One of the most obvious warning signs is a lender who tries to convince you to borrow more money than you can afford, or more than you want to. They might try to press you into getting a higher risk loan that lets you borrow more (such as an interest-only mortgage)—and sure, that means you could afford a bigger house…but it also means that you run the risk of defaulting on a monthly payment. A lender who pushes you to borrow over your limit is only trying to increase their commission, and they’re not looking out for your best interests.

When you make a mortgage application, you should receive a Good Faith Estimate within three days. This is required by law, and should include estimates of expenses relating to taxes, title insurance, and inspection costs.
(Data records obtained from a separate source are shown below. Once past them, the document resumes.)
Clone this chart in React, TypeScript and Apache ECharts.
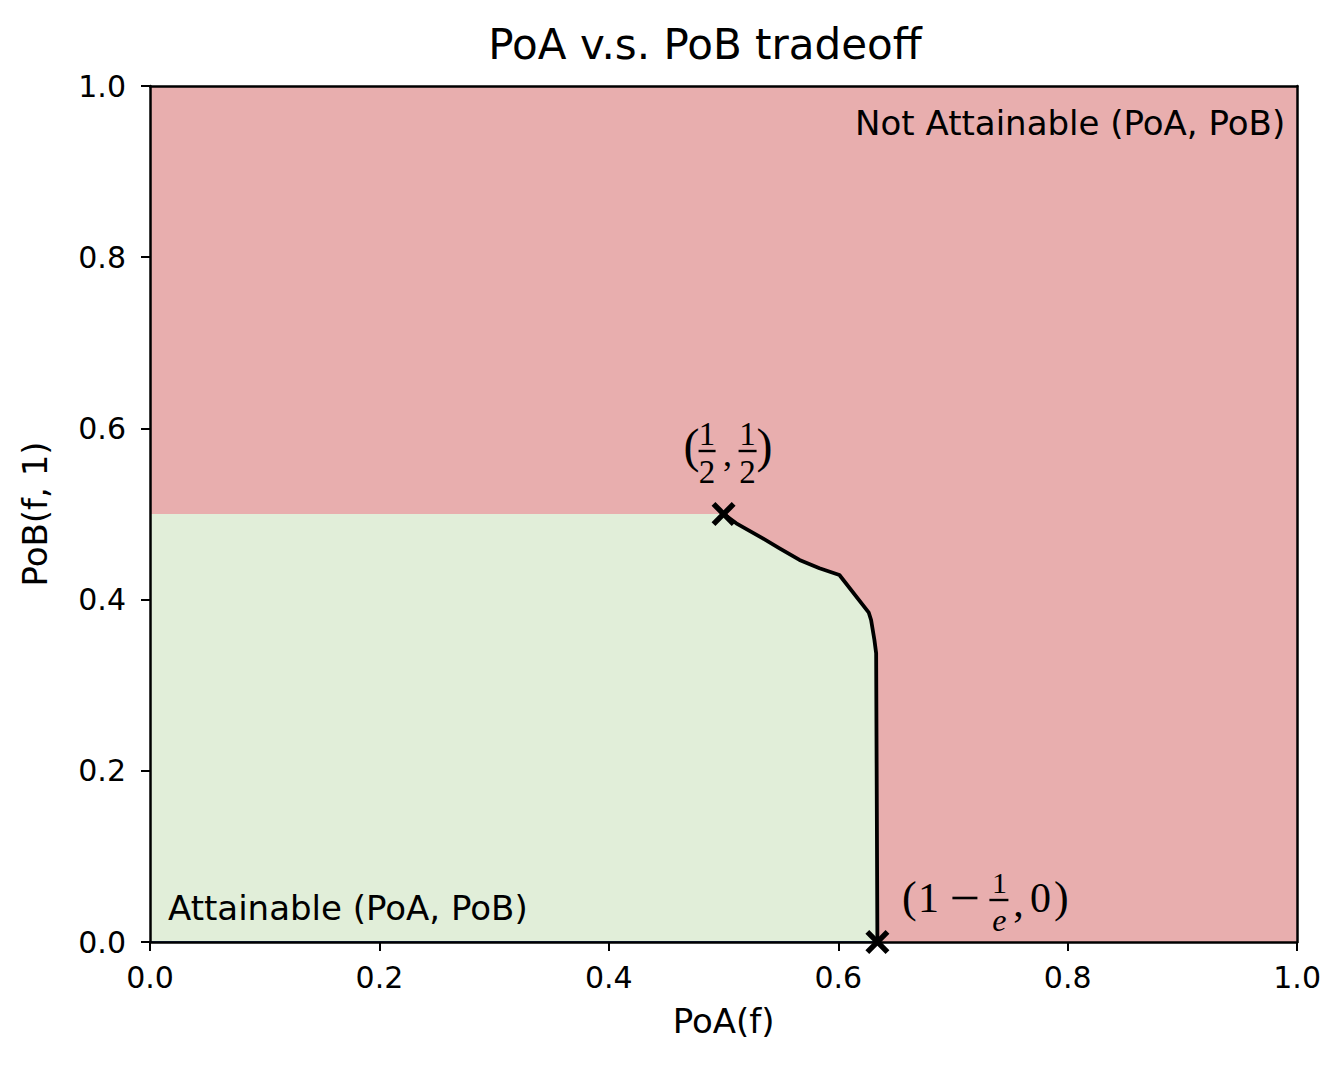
import React, { useEffect, useRef } from "react";
import * as echarts from "echarts";

const axisTicks = [0, 0.2, 0.4, 0.6, 0.8, 1.0];
const frontierX = [0.5, 0.5111, 0.5342, 0.5488, 0.5662, 0.5836, 0.601, 0.6266, 0.6286, 0.6315, 0.633, 0.6341];
const frontierY = [0.5, 0.4891, 0.4716, 0.4599, 0.4463, 0.4366, 0.4287, 0.3847, 0.3762, 0.3528, 0.3372, 0];
const attainableX = [0, ...frontierX];
const attainableY = [0.5, ...frontierY];
const baselineX = [0, 0.6341];
const baselineY = [0, 0];
const markerX = [0.5, 0.6341];
const markerY = [0.5, 0];
const titleText = "PoA v.s. PoB tradeoff";
const xName = "PoA(f)";
const yName = "PoB(f, 1)";
const notAttainable = "Not Attainable (PoA, PoB)";
const attainable = "Attainable (PoA, PoB)";

const RED = "#e8aeae";
const GREEN = "#e1eed9";
const SANS = "'DejaVu Sans', sans-serif";
const TICKFONT = "'DejaVu Sans', sans-serif";
const SERIF = "'Liberation Serif', 'DejaVu Serif', serif";

const pairs = (xs: number[], ys: number[]) => xs.map((x, i) => [x, ys[i]]);

const X_PATH =
  "path://M0,1.6 L1.6,0 L5,3.4 L8.4,0 L10,1.6 L6.6,5 L10,8.4 L8.4,10 L5,6.6 L1.6,10 L0,8.4 L3.4,5 Z";

export default function App() {
  const ref = useRef<HTMLDivElement>(null);
  useEffect(() => {
    if (!ref.current) return;
    const chart = echarts.init(ref.current, undefined, { renderer: "svg" });
    const grid = { left: 150, top: 86, width: 1148, height: 856 };
    const axisCommon = {
      type: "value" as const,
      min: axisTicks[0],
      max: axisTicks[axisTicks.length - 1],
      interval: 0.2,
      z: 6,
      splitLine: { show: false },
      axisLine: { show: true, onZero: false, lineStyle: { color: "#000", width: 2.5 } },
    };
    const tickLabel = {
      fontFamily: TICKFONT,
      fontSize: 30,
      color: "#000",
      formatter: (v: number) => v.toFixed(1),
    };
    chart.setOption({
      animation: false,
      backgroundColor: "#fff",
      grid: { ...grid, show: true, backgroundColor: RED, borderWidth: 0 },
      xAxis: [
        {
          ...axisCommon,
          position: "bottom",
          name: xName,
          nameLocation: "middle",
          nameGap: 62,
          nameTextStyle: { fontFamily: SANS, fontSize: 34, color: "#000" },
          axisTick: { show: true, inside: false, length: 9, lineStyle: { color: "#000", width: 2 } },
          axisLabel: { ...tickLabel, margin: 20 },
        },
        {
          ...axisCommon,
          position: "top",
          axisTick: { show: false },
          axisLabel: { show: false },
        },
      ],
      yAxis: [
        {
          ...axisCommon,
          position: "left",
          name: yName,
          nameLocation: "middle",
          nameGap: 98,
          nameTextStyle: { fontFamily: SANS, fontSize: 34, color: "#000" },
          axisTick: { show: true, inside: false, length: 9, lineStyle: { color: "#000", width: 2 } },
          axisLabel: { ...tickLabel, margin: 24 },
        },
        {
          ...axisCommon,
          position: "right",
          axisTick: { show: false },
          axisLabel: { show: false },
        },
      ],
      series: [
        {
          type: "line",
          data: pairs(attainableX, attainableY),
          symbol: "none",
          lineStyle: { width: 0, opacity: 0 },
          areaStyle: { color: GREEN, opacity: 1, origin: "start" },
          z: 1,
        },
        {
          type: "line",
          data: pairs(baselineX, baselineY),
          symbol: "none",
          lineStyle: { width: 2, color: "#284a8c" },
          z: 2,
        },
        {
          type: "line",
          data: pairs(frontierX, frontierY),
          symbol: "none",
          lineStyle: { width: 3.8, color: "#000", join: "round" },
          z: 3,
        },
        {
          type: "scatter",
          data: pairs(markerX, markerY),
          symbol: X_PATH,
          symbolSize: 24,
          itemStyle: { color: "#000", opacity: 1 },
          z: 8,
        },
      ],
    });

    const p = chart.convertToPixel({ gridIndex: 0 }, [markerX[0], markerY[0]]) as number[];
    const q = chart.convertToPixel({ gridIndex: 0 }, [markerX[1], markerY[1]]) as number[];
    const tl = chart.convertToPixel({ gridIndex: 0 }, [1, 1]) as number[];
    const bl = chart.convertToPixel({ gridIndex: 0 }, [0, 0]) as number[];

    const t = (
      x: number,
      y: number,
      text: string,
      size: number,
      font = SERIF,
      align = "center",
      fontStyle = "normal"
    ) => ({
      type: "text",
      x,
      y,
      z: 10,
      style: { text, fontSize: size, fontFamily: font, fontStyle, fill: "#000", align, verticalAlign: "middle" },
    });
    const bar = (x1: number, x2: number, y: number, w = 2) => ({
      type: "line",
      z: 10,
      shape: { x1, y1: y, x2, y2: y },
      style: { stroke: "#000", lineWidth: w },
    });

    const half = [
      t(p[0] - 32, p[1] - 69, "(", 48),
      t(p[0] - 16.5, p[1] - 80, "1", 33),
      bar(p[0] - 25, p[0] - 8, p[1] - 63, 2.4),
      t(p[0] - 16.5, p[1] - 42, "2", 33),
      t(p[0] + 4, p[1] - 60, ",", 36),
      t(p[0] + 24, p[1] - 80, "1", 33),
      bar(p[0] + 15, p[0] + 33, p[1] - 63, 2.4),
      t(p[0] + 24, p[1] - 42, "2", 33),
      t(p[0] + 41, p[1] - 69, ")", 48),
    ];
    const oneMinus = [
      t(q[0] + 32, q[1] - 45, "(", 44),
      t(q[0] + 51, q[1] - 44, "1", 42),
      bar(q[0] + 75, q[0] + 100, q[1] - 44, 2.6),
      t(q[0] + 122, q[1] - 60, "1", 30),
      bar(q[0] + 112, q[0] + 131, q[1] - 42, 2.4),
      t(q[0] + 122, q[1] - 22, "e", 32, SERIF, "center", "italic"),
      t(q[0] + 141, q[1] - 40, ",", 42),
      t(q[0] + 163, q[1] - 44, "0", 42),
      t(q[0] + 184, q[1] - 45, ")", 44),
    ];

    chart.setOption({
      graphic: [
        {
          type: "text",
          x: 705,
          y: 44,
          style: {
            text: titleText,
            fontSize: 42,
            fontFamily: SANS,
            fill: "#000",
            align: "center",
            verticalAlign: "middle",
          },
        },
        t(tl[0] - 12, tl[1] + 37, notAttainable, 34, SANS, "right"),
        t(bl[0] + 18, bl[1] - 34, attainable, 34, SANS, "left"),
        ...half,
        ...oneMinus,
      ],
    });
    return () => chart.dispose();
  }, []);
  return <div ref={ref} style={{ position: "absolute", left: 0, top: 0, width: 1324, height: 1070 }} />;
}
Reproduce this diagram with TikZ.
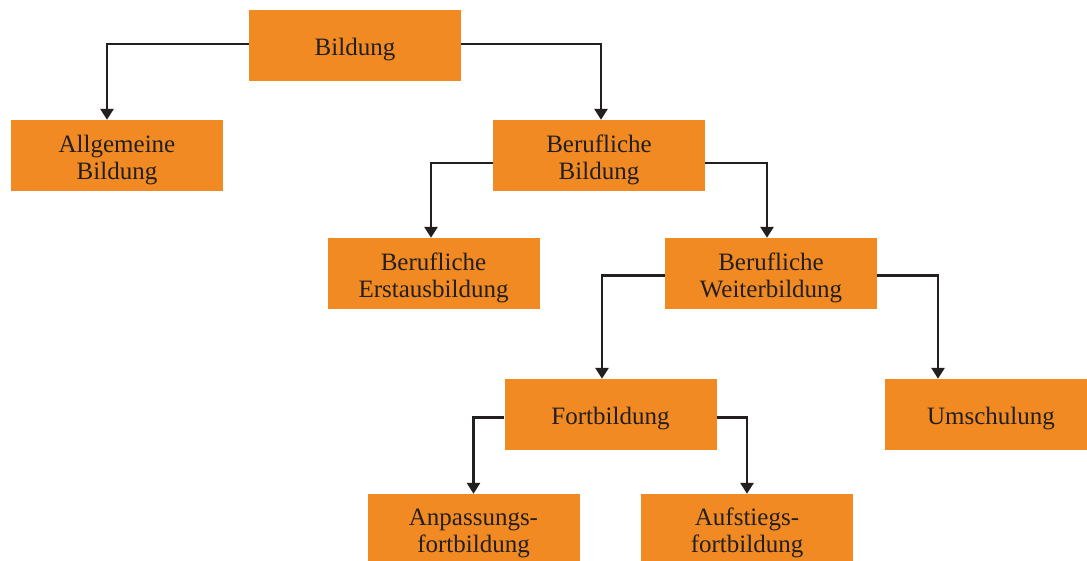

Your lender must also disclose your annual percentage rate. This includes lender fees, insurance, interest, loan origination fees, and points. If you don’t receive the Good Faith Estimate or the APR within three days of your application, find another lender.

If your lender appears to be dishonest in any way—ditch them. If they ask you to sign blank documents, or if they suggest that you act dishonestly (for example by falsifying information on your application) to increase your chances of getting the loan, find a new lender. If they’re encouraging you to be dishonest, how can you be sure they’re being honest with you?

You should also be wary of lenders who make outrageous promises for great deals on your mortgage. If they’re promising you no closing costs and no points, read the fine print—those mortgages have substantial penalties and penalty charges built into the contract that you might not see at first glance.

If any of those warning signs are applicable to your situation, it’s time to think about finding a new lender. There is an important point to consider here, however. If you have a significant problem with your lender early in the application process, you’re in a good position to fire them and find someone else. If you haven’t invested a huge amount of time, then you don’t have anything to lose. But what if you’re trying to get a bad credit loan, and you know you’ll have trouble finding another lender who can offer you a mortgage? Or what if you get to the closing stage and your lender produces a contract that’s different from the one you’ve already agreed to?

Unfortunately, sometimes it’s better to stick with the lender you’ve got, even if you’re not entirely comfortable with them. Canceling the contract at closing time might put you in breach of contract with both your lender and with the seller of the property. If you’re in breach and the seller wants to sue, they have every right to under the law.

If you end up in a situation where finding a new lender will cause more harm than good, then it’s better to stick with what you’ve got—at least temporarily. Once you’ve gotten that far, you might be better off completing the transaction and then refinancing as soon as you’re in a position to do so.